▸ **Instructions for the task**
Restate each line word for word. Leave out every picture.

▸ **Supplied data**

◆ ◆ ◆

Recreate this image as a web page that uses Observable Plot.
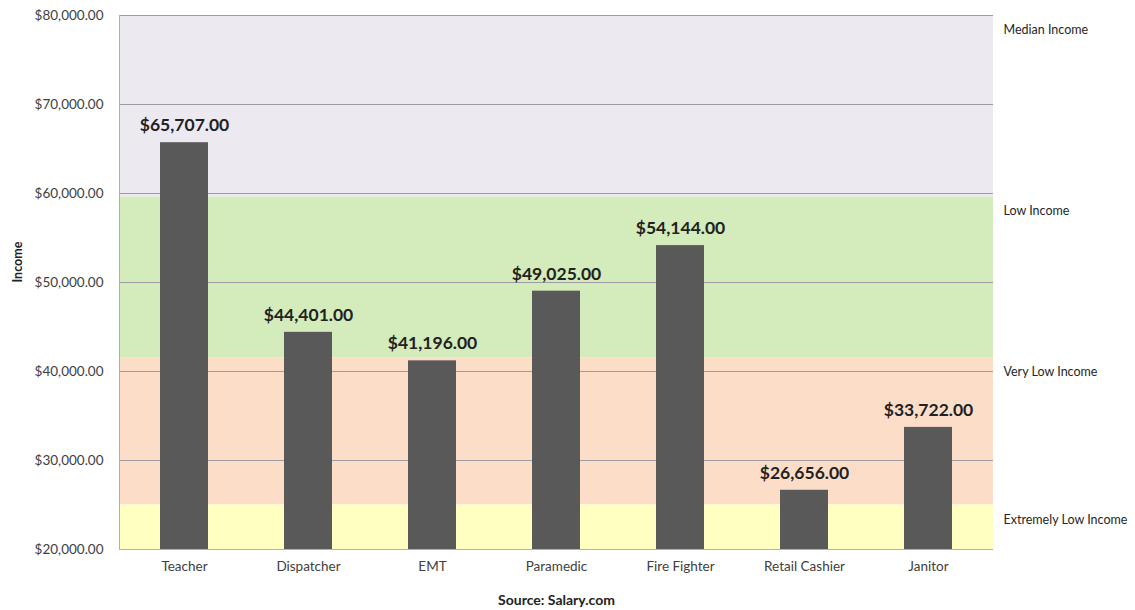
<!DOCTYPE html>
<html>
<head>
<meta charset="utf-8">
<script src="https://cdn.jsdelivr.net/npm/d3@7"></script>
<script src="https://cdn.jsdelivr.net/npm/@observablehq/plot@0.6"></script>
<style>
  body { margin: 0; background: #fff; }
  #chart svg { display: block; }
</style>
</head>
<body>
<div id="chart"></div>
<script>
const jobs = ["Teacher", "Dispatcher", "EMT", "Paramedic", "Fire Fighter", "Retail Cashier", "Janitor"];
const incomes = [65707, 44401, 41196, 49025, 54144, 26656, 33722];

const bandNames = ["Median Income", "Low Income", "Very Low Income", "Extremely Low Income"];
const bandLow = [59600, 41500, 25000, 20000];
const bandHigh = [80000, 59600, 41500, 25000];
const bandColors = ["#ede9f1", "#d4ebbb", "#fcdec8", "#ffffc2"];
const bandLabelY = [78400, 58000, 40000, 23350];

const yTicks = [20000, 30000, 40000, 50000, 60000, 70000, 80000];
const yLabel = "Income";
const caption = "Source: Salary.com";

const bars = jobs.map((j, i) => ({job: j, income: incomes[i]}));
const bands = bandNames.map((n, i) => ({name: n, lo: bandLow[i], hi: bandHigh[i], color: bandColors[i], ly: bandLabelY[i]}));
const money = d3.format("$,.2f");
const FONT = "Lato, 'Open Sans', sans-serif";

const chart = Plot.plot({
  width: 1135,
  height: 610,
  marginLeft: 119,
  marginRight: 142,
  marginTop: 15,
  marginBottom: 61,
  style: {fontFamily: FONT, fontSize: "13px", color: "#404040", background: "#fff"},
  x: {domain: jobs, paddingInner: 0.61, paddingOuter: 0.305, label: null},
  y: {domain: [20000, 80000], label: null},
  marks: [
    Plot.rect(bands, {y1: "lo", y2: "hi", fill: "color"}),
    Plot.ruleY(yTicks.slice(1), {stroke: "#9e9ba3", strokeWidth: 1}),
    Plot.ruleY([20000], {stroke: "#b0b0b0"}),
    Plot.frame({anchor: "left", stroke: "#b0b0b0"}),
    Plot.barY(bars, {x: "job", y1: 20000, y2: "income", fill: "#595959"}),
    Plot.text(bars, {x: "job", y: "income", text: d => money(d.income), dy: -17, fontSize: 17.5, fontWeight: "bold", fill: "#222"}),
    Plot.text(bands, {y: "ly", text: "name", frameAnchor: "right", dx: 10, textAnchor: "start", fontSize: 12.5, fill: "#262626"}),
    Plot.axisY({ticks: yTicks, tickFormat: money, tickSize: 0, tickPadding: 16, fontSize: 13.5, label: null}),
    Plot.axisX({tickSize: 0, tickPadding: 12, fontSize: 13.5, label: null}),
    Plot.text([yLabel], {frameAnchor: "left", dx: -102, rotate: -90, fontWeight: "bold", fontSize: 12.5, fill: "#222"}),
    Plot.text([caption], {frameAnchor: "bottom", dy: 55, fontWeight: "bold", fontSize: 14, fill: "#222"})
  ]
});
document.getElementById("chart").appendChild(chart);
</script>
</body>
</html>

◆ ◆ ◆

▸ **Answer**
Recreate this image as a web page that uses Observable Plot.
<!DOCTYPE html>
<html>
<head>
<meta charset="utf-8">
<script src="https://cdn.jsdelivr.net/npm/d3@7"></script>
<script src="https://cdn.jsdelivr.net/npm/@observablehq/plot@0.6"></script>
<style>
  body { margin: 0; background: #fff; }
  #chart svg { display: block; }
</style>
</head>
<body>
<div id="chart"></div>
<script>
const jobs = ["Teacher", "Dispatcher", "EMT", "Paramedic", "Fire Fighter", "Retail Cashier", "Janitor"];
const incomes = [65707, 44401, 41196, 49025, 54144, 26656, 33722];

const bandNames = ["Median Income", "Low Income", "Very Low Income", "Extremely Low Income"];
const bandLow = [59600, 41500, 25000, 20000];
const bandHigh = [80000, 59600, 41500, 25000];
const bandColors = ["#ede9f1", "#d4ebbb", "#fcdec8", "#ffffc2"];
const bandLabelY = [78400, 58000, 40000, 23350];

const yTicks = [20000, 30000, 40000, 50000, 60000, 70000, 80000];
const yLabel = "Income";
const caption = "Source: Salary.com";

const bars = jobs.map((j, i) => ({job: j, income: incomes[i]}));
const bands = bandNames.map((n, i) => ({name: n, lo: bandLow[i], hi: bandHigh[i], color: bandColors[i], ly: bandLabelY[i]}));
const money = d3.format("$,.2f");
const FONT = "Lato, 'Open Sans', sans-serif";

const chart = Plot.plot({
  width: 1135,
  height: 610,
  marginLeft: 119,
  marginRight: 142,
  marginTop: 15,
  marginBottom: 61,
  style: {fontFamily: FONT, fontSize: "13px", color: "#404040", background: "#fff"},
  x: {domain: jobs, paddingInner: 0.61, paddingOuter: 0.305, label: null},
  y: {domain: [20000, 80000], label: null},
  marks: [
    Plot.rect(bands, {y1: "lo", y2: "hi", fill: "color"}),
    Plot.ruleY(yTicks.slice(1), {stroke: "#9e9ba3", strokeWidth: 1}),
    Plot.ruleY([20000], {stroke: "#b0b0b0"}),
    Plot.frame({anchor: "left", stroke: "#b0b0b0"}),
    Plot.barY(bars, {x: "job", y1: 20000, y2: "income", fill: "#595959"}),
    Plot.text(bars, {x: "job", y: "income", text: d => money(d.income), dy: -17, fontSize: 17.5, fontWeight: "bold", fill: "#222"}),
    Plot.text(bands, {y: "ly", text: "name", frameAnchor: "right", dx: 10, textAnchor: "start", fontSize: 12.5, fill: "#262626"}),
    Plot.axisY({ticks: yTicks, tickFormat: money, tickSize: 0, tickPadding: 16, fontSize: 13.5, label: null}),
    Plot.axisX({tickSize: 0, tickPadding: 12, fontSize: 13.5, label: null}),
    Plot.text([yLabel], {frameAnchor: "left", dx: -102, rotate: -90, fontWeight: "bold", fontSize: 12.5, fill: "#222"}),
    Plot.text([caption], {frameAnchor: "bottom", dy: 55, fontWeight: "bold", fontSize: 14, fill: "#222"})
  ]
});
document.getElementById("chart").appendChild(chart);
</script>
</body>
</html>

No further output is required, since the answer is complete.